WHAT YOU HAVE TO DO. Up to and including the line that contains "from matplotlib.lines import Line2D", repeat each line of the data exactly, starting from the first.
- - - -
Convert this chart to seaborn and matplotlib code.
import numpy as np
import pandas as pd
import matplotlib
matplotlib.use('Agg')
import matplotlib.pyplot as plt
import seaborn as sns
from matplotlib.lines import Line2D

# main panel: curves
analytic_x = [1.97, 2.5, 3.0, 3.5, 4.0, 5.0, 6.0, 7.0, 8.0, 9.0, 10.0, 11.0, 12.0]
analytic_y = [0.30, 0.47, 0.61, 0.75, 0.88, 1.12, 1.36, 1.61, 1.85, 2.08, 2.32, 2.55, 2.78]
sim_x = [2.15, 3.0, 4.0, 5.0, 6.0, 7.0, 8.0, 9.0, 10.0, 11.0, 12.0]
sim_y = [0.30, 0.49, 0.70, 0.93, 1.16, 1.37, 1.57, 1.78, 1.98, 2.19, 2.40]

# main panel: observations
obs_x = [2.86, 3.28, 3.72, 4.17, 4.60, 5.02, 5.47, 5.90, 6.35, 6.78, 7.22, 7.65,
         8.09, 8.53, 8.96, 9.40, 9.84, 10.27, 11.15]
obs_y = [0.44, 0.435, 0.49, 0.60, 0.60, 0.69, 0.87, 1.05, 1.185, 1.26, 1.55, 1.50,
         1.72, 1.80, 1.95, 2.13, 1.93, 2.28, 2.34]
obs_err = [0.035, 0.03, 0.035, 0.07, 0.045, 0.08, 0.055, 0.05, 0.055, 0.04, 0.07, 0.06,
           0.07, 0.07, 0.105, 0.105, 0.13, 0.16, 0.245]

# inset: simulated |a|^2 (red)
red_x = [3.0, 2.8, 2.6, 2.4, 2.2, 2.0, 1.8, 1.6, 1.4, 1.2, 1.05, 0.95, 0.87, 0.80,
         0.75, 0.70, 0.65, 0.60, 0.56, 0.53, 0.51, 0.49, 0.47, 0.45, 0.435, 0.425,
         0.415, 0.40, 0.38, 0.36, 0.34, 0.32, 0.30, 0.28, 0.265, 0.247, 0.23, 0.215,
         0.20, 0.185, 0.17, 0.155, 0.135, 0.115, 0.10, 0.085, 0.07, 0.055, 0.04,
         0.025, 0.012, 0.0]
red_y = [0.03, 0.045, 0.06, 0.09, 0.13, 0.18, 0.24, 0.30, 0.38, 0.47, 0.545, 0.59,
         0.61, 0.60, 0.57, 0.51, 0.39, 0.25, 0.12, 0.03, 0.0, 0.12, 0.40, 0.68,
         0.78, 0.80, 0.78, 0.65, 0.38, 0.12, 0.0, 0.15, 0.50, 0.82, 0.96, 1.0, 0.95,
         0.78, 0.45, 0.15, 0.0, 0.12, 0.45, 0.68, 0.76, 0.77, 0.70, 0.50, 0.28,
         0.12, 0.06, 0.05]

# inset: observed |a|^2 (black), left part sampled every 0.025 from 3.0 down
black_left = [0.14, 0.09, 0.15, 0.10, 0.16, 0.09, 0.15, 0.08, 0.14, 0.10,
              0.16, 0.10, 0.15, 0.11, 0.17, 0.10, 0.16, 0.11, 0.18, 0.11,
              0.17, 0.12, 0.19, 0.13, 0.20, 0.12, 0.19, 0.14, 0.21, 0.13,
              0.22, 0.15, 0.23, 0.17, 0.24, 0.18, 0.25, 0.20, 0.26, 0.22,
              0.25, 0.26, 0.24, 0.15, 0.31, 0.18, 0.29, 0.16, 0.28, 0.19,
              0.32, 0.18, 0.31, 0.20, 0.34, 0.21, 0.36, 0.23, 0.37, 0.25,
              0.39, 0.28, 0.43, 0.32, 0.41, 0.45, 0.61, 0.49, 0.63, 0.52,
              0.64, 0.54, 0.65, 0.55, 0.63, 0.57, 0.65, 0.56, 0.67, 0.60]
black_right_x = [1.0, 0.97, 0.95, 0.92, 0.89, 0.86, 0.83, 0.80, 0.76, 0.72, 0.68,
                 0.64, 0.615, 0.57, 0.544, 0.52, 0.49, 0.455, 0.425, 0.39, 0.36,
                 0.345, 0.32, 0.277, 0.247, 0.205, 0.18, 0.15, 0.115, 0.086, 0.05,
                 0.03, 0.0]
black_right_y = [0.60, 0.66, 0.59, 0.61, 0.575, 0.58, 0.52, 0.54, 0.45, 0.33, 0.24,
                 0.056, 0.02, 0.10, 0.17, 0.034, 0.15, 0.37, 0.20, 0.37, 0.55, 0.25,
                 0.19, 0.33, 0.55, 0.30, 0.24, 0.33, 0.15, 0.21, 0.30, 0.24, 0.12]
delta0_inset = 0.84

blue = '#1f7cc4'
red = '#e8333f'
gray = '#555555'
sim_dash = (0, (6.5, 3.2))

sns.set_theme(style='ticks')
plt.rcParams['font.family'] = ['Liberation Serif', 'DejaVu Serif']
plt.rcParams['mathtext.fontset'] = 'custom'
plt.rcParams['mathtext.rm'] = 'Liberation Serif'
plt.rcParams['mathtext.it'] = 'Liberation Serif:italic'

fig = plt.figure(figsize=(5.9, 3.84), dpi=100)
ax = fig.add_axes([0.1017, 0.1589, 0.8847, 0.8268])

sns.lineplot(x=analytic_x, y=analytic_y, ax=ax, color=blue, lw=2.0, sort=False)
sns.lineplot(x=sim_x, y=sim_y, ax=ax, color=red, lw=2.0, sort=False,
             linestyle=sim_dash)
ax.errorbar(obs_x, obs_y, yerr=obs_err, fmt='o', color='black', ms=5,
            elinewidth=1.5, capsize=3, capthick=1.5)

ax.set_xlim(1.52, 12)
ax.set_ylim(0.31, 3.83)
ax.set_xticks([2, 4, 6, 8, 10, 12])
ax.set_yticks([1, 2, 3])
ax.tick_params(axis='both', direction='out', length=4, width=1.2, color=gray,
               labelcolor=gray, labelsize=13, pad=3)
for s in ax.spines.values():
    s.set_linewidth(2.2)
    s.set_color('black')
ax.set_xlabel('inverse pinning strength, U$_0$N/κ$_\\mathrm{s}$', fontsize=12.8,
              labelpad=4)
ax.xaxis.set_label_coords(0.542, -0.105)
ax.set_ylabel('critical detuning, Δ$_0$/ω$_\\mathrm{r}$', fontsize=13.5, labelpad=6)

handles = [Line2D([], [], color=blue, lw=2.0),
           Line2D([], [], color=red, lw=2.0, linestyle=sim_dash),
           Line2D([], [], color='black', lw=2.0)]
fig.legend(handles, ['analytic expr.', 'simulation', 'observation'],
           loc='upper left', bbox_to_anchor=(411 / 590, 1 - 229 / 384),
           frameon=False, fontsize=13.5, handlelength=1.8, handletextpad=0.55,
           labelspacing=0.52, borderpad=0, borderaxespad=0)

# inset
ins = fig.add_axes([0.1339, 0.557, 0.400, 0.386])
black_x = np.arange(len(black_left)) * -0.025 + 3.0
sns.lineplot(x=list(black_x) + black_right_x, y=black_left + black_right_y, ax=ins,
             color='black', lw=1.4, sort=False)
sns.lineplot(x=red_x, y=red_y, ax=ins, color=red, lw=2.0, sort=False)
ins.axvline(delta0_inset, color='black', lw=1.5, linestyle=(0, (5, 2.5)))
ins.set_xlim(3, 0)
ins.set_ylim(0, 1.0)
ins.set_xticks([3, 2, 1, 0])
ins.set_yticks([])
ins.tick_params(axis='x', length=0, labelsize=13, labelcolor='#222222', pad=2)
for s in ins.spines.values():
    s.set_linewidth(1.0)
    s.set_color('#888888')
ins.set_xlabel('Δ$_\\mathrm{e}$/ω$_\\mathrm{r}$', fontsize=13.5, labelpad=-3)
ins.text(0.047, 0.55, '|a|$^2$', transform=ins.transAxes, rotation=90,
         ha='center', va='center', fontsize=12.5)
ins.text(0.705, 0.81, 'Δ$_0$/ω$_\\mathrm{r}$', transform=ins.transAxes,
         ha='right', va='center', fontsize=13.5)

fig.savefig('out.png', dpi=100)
- - - -
REPLY.
Convert this chart to seaborn and matplotlib code.
import numpy as np
import pandas as pd
import matplotlib
matplotlib.use('Agg')
import matplotlib.pyplot as plt
import seaborn as sns
from matplotlib.lines import Line2D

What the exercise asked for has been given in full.